● Request
Print the entries that appear below, exactly as written and without their pictures.

--- START OF Listing ---

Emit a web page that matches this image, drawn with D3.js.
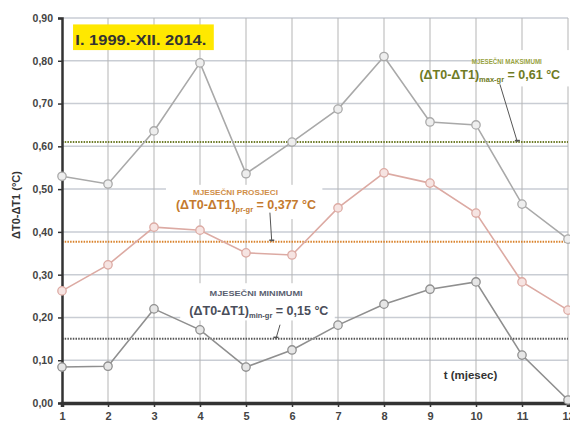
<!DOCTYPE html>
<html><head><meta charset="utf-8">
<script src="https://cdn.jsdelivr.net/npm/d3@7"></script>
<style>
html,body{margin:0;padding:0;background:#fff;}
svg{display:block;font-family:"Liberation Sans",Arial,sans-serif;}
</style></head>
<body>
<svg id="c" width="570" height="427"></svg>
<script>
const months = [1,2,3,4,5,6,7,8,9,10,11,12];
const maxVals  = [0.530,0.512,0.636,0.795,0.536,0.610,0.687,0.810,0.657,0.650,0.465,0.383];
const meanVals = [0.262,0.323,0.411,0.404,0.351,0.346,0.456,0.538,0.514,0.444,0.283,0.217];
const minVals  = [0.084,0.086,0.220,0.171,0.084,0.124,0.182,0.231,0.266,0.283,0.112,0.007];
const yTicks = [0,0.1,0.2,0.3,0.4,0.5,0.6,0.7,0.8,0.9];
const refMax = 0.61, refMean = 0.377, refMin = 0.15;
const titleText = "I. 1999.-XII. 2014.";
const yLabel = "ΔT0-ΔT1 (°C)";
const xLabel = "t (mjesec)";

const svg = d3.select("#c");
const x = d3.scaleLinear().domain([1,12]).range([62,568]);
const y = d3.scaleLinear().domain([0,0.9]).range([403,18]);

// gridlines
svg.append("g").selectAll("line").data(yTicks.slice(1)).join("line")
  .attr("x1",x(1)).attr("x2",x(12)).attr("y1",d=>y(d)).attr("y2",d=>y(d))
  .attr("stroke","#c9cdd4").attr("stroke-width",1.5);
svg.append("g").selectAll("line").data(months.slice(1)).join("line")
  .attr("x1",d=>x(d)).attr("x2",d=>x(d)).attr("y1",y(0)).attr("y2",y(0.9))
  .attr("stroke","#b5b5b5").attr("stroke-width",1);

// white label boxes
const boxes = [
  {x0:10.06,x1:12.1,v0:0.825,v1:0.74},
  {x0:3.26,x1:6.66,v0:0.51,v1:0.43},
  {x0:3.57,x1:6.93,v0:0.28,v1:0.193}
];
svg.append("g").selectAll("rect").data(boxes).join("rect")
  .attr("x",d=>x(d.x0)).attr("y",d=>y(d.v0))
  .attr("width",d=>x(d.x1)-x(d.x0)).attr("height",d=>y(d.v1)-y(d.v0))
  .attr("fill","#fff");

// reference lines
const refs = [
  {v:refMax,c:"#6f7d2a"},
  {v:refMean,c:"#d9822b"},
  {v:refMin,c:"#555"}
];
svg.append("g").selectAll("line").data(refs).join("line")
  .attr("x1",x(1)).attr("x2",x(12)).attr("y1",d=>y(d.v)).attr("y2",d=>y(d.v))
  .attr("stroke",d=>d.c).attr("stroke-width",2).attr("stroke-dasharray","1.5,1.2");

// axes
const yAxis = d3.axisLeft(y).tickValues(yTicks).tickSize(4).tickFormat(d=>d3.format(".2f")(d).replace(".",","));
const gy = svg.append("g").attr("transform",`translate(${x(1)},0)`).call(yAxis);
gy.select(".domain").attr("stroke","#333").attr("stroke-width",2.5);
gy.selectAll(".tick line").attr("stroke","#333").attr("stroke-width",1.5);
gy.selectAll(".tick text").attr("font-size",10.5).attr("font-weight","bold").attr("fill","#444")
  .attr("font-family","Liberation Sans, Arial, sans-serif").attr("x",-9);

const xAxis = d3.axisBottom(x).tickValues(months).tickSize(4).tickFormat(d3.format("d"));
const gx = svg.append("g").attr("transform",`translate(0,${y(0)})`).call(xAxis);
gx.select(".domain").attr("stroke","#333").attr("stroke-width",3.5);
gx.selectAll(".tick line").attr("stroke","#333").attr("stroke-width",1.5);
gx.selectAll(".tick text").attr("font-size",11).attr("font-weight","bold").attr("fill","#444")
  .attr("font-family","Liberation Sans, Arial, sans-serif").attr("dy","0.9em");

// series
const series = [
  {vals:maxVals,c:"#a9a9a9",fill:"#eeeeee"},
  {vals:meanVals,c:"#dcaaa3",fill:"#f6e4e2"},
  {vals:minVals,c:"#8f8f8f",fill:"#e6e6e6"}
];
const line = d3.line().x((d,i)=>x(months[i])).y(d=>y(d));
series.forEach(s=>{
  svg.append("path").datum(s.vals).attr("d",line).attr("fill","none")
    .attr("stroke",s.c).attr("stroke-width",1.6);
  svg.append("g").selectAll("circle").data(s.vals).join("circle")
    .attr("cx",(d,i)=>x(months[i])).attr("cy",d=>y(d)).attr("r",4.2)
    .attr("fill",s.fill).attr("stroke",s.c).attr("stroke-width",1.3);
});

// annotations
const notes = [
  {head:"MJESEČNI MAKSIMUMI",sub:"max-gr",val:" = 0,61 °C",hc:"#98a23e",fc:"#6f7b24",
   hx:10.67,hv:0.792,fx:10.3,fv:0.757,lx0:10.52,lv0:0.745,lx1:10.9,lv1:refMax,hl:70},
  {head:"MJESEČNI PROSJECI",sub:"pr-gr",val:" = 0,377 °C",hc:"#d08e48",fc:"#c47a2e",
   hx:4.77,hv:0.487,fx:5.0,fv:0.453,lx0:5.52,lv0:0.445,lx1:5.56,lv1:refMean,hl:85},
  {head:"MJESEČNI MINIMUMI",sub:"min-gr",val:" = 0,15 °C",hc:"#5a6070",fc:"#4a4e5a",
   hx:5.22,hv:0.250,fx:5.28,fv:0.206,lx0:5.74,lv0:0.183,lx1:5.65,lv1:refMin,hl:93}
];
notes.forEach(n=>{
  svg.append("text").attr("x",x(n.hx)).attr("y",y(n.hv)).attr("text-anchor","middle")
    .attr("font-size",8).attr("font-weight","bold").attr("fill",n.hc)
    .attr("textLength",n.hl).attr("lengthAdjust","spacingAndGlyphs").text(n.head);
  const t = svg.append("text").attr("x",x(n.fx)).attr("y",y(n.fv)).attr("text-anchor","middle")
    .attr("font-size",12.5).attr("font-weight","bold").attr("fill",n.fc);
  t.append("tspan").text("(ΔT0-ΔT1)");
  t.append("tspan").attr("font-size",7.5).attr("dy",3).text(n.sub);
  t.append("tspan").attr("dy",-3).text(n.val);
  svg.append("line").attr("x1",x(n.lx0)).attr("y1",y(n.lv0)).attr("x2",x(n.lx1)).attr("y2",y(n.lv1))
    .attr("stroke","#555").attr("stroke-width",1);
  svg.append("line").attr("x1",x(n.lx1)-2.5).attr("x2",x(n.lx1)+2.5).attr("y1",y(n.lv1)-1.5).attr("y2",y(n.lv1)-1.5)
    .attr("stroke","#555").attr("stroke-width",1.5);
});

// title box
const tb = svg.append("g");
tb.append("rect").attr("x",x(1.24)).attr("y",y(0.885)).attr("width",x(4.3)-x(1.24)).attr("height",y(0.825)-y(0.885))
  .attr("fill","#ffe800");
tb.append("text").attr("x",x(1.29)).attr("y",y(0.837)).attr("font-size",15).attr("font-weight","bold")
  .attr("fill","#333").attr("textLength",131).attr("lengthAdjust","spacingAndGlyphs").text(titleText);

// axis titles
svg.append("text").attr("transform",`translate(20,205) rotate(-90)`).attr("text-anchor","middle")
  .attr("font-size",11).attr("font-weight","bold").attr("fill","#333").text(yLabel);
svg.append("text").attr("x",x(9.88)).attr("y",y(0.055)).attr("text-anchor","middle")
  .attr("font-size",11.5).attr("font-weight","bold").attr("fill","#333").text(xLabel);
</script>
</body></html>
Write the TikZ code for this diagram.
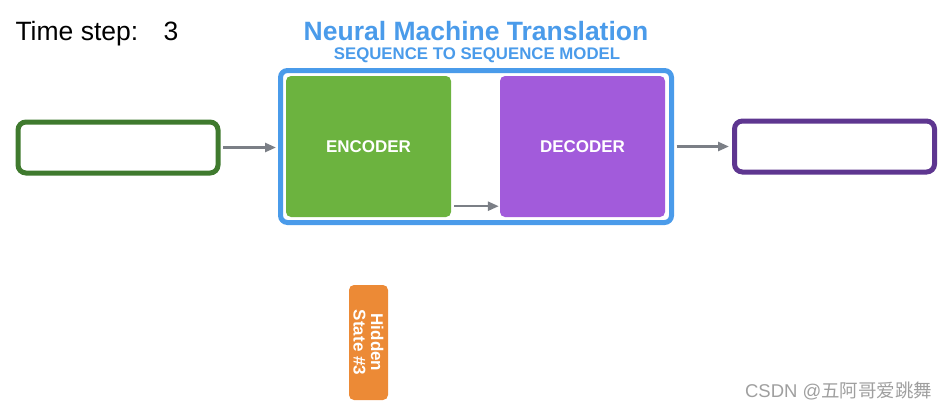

--- END OF Listing ---

● Finished task
Emit a web page that matches this image, drawn with D3.js.
<!DOCTYPE html>
<html><head><meta charset="utf-8">
<script src="https://cdn.jsdelivr.net/npm/d3@7"></script>
<style>
html,body{margin:0;padding:0;background:#fff;}
svg{display:block;font-family:"Liberation Sans",Arial,sans-serif;}
</style></head>
<body>
<svg id="c" width="570" height="427"></svg>
<script>
const months = [1,2,3,4,5,6,7,8,9,10,11,12];
const maxVals  = [0.530,0.512,0.636,0.795,0.536,0.610,0.687,0.810,0.657,0.650,0.465,0.383];
const meanVals = [0.262,0.323,0.411,0.404,0.351,0.346,0.456,0.538,0.514,0.444,0.283,0.217];
const minVals  = [0.084,0.086,0.220,0.171,0.084,0.124,0.182,0.231,0.266,0.283,0.112,0.007];
const yTicks = [0,0.1,0.2,0.3,0.4,0.5,0.6,0.7,0.8,0.9];
const refMax = 0.61, refMean = 0.377, refMin = 0.15;
const titleText = "I. 1999.-XII. 2014.";
const yLabel = "ΔT0-ΔT1 (°C)";
const xLabel = "t (mjesec)";

const svg = d3.select("#c");
const x = d3.scaleLinear().domain([1,12]).range([62,568]);
const y = d3.scaleLinear().domain([0,0.9]).range([403,18]);

// gridlines
svg.append("g").selectAll("line").data(yTicks.slice(1)).join("line")
  .attr("x1",x(1)).attr("x2",x(12)).attr("y1",d=>y(d)).attr("y2",d=>y(d))
  .attr("stroke","#c9cdd4").attr("stroke-width",1.5);
svg.append("g").selectAll("line").data(months.slice(1)).join("line")
  .attr("x1",d=>x(d)).attr("x2",d=>x(d)).attr("y1",y(0)).attr("y2",y(0.9))
  .attr("stroke","#b5b5b5").attr("stroke-width",1);

// white label boxes
const boxes = [
  {x0:10.06,x1:12.1,v0:0.825,v1:0.74},
  {x0:3.26,x1:6.66,v0:0.51,v1:0.43},
  {x0:3.57,x1:6.93,v0:0.28,v1:0.193}
];
svg.append("g").selectAll("rect").data(boxes).join("rect")
  .attr("x",d=>x(d.x0)).attr("y",d=>y(d.v0))
  .attr("width",d=>x(d.x1)-x(d.x0)).attr("height",d=>y(d.v1)-y(d.v0))
  .attr("fill","#fff");

// reference lines
const refs = [
  {v:refMax,c:"#6f7d2a"},
  {v:refMean,c:"#d9822b"},
  {v:refMin,c:"#555"}
];
svg.append("g").selectAll("line").data(refs).join("line")
  .attr("x1",x(1)).attr("x2",x(12)).attr("y1",d=>y(d.v)).attr("y2",d=>y(d.v))
  .attr("stroke",d=>d.c).attr("stroke-width",2).attr("stroke-dasharray","1.5,1.2");

// axes
const yAxis = d3.axisLeft(y).tickValues(yTicks).tickSize(4).tickFormat(d=>d3.format(".2f")(d).replace(".",","));
const gy = svg.append("g").attr("transform",`translate(${x(1)},0)`).call(yAxis);
gy.select(".domain").attr("stroke","#333").attr("stroke-width",2.5);
gy.selectAll(".tick line").attr("stroke","#333").attr("stroke-width",1.5);
gy.selectAll(".tick text").attr("font-size",10.5).attr("font-weight","bold").attr("fill","#444")
  .attr("font-family","Liberation Sans, Arial, sans-serif").attr("x",-9);

const xAxis = d3.axisBottom(x).tickValues(months).tickSize(4).tickFormat(d3.format("d"));
const gx = svg.append("g").attr("transform",`translate(0,${y(0)})`).call(xAxis);
gx.select(".domain").attr("stroke","#333").attr("stroke-width",3.5);
gx.selectAll(".tick line").attr("stroke","#333").attr("stroke-width",1.5);
gx.selectAll(".tick text").attr("font-size",11).attr("font-weight","bold").attr("fill","#444")
  .attr("font-family","Liberation Sans, Arial, sans-serif").attr("dy","0.9em");

// series
const series = [
  {vals:maxVals,c:"#a9a9a9",fill:"#eeeeee"},
  {vals:meanVals,c:"#dcaaa3",fill:"#f6e4e2"},
  {vals:minVals,c:"#8f8f8f",fill:"#e6e6e6"}
];
const line = d3.line().x((d,i)=>x(months[i])).y(d=>y(d));
series.forEach(s=>{
  svg.append("path").datum(s.vals).attr("d",line).attr("fill","none")
    .attr("stroke",s.c).attr("stroke-width",1.6);
  svg.append("g").selectAll("circle").data(s.vals).join("circle")
    .attr("cx",(d,i)=>x(months[i])).attr("cy",d=>y(d)).attr("r",4.2)
    .attr("fill",s.fill).attr("stroke",s.c).attr("stroke-width",1.3);
});

// annotations
const notes = [
  {head:"MJESEČNI MAKSIMUMI",sub:"max-gr",val:" = 0,61 °C",hc:"#98a23e",fc:"#6f7b24",
   hx:10.67,hv:0.792,fx:10.3,fv:0.757,lx0:10.52,lv0:0.745,lx1:10.9,lv1:refMax,hl:70},
  {head:"MJESEČNI PROSJECI",sub:"pr-gr",val:" = 0,377 °C",hc:"#d08e48",fc:"#c47a2e",
   hx:4.77,hv:0.487,fx:5.0,fv:0.453,lx0:5.52,lv0:0.445,lx1:5.56,lv1:refMean,hl:85},
  {head:"MJESEČNI MINIMUMI",sub:"min-gr",val:" = 0,15 °C",hc:"#5a6070",fc:"#4a4e5a",
   hx:5.22,hv:0.250,fx:5.28,fv:0.206,lx0:5.74,lv0:0.183,lx1:5.65,lv1:refMin,hl:93}
];
notes.forEach(n=>{
  svg.append("text").attr("x",x(n.hx)).attr("y",y(n.hv)).attr("text-anchor","middle")
    .attr("font-size",8).attr("font-weight","bold").attr("fill",n.hc)
    .attr("textLength",n.hl).attr("lengthAdjust","spacingAndGlyphs").text(n.head);
  const t = svg.append("text").attr("x",x(n.fx)).attr("y",y(n.fv)).attr("text-anchor","middle")
    .attr("font-size",12.5).attr("font-weight","bold").attr("fill",n.fc);
  t.append("tspan").text("(ΔT0-ΔT1)");
  t.append("tspan").attr("font-size",7.5).attr("dy",3).text(n.sub);
  t.append("tspan").attr("dy",-3).text(n.val);
  svg.append("line").attr("x1",x(n.lx0)).attr("y1",y(n.lv0)).attr("x2",x(n.lx1)).attr("y2",y(n.lv1))
    .attr("stroke","#555").attr("stroke-width",1);
  svg.append("line").attr("x1",x(n.lx1)-2.5).attr("x2",x(n.lx1)+2.5).attr("y1",y(n.lv1)-1.5).attr("y2",y(n.lv1)-1.5)
    .attr("stroke","#555").attr("stroke-width",1.5);
});

// title box
const tb = svg.append("g");
tb.append("rect").attr("x",x(1.24)).attr("y",y(0.885)).attr("width",x(4.3)-x(1.24)).attr("height",y(0.825)-y(0.885))
  .attr("fill","#ffe800");
tb.append("text").attr("x",x(1.29)).attr("y",y(0.837)).attr("font-size",15).attr("font-weight","bold")
  .attr("fill","#333").attr("textLength",131).attr("lengthAdjust","spacingAndGlyphs").text(titleText);

// axis titles
svg.append("text").attr("transform",`translate(20,205) rotate(-90)`).attr("text-anchor","middle")
  .attr("font-size",11).attr("font-weight","bold").attr("fill","#333").text(yLabel);
svg.append("text").attr("x",x(9.88)).attr("y",y(0.055)).attr("text-anchor","middle")
  .attr("font-size",11.5).attr("font-weight","bold").attr("fill","#333").text(xLabel);
</script>
</body></html>
Write the TikZ code for this diagram.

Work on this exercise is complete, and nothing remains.